Einstein is credited with describing insanity as, “… doing the same thing over and over and expecting different results.” Still, and despite an overwhelming outcome of socio-economic stagnation, politicians, governments and a growing non-productive portion of the electorate continue to advocate increases in taxation and centralised management of productive activity as a preferred form of government.

The existing income tax was a bad idea to begin with and has only been made worse by attempts to make it better.  Unfortunately, the need in politics for certainty, conviction and commitment to belief render recognition of error unthinkable until collapse makes it undeniable.  Unworkable ideas in government have a way of remaining entrenched long after ongoing failure has made their ultimate demise unavoidable. Then, when change does finally come, it tends to arrive suddenly and unexpectedly when a leader dares to express the failure and the breaking of the taboo releases a surge of agreement.

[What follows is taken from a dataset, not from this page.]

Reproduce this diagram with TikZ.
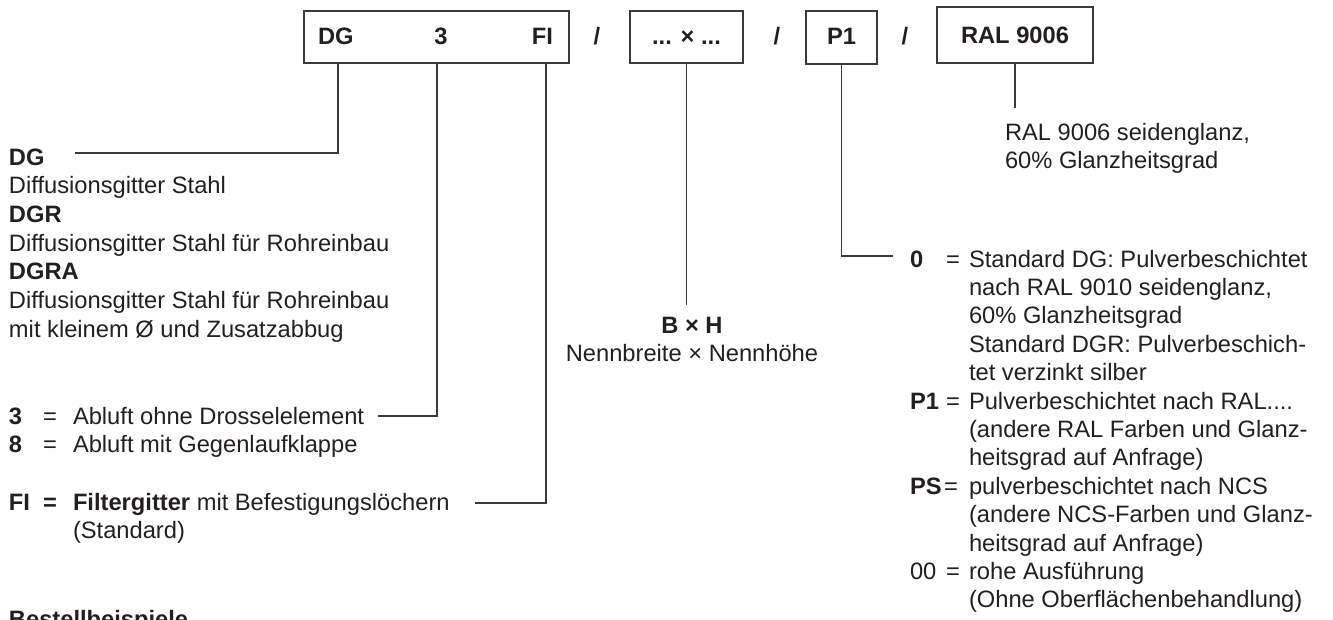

So it was with the collapse of absolute monarchies, the advent of women’s suffrage and the fall of communism — and so it appears likely to be with the hysteria about climate change, the war on drugs and the never ending debate over tax cuts, increases and reforms.

3 thoughts on “A Digital Solution to the Tax Dilemma?

  • ianl says:

    > ” … an all-digital currency system, which is coming in any event.”

    The invasion and trashing of privacy is simply eight or nine bridges too far. So the answer is *NO*

    Now hear the totalitarians: “Ooh, you’ve got something to hide !”.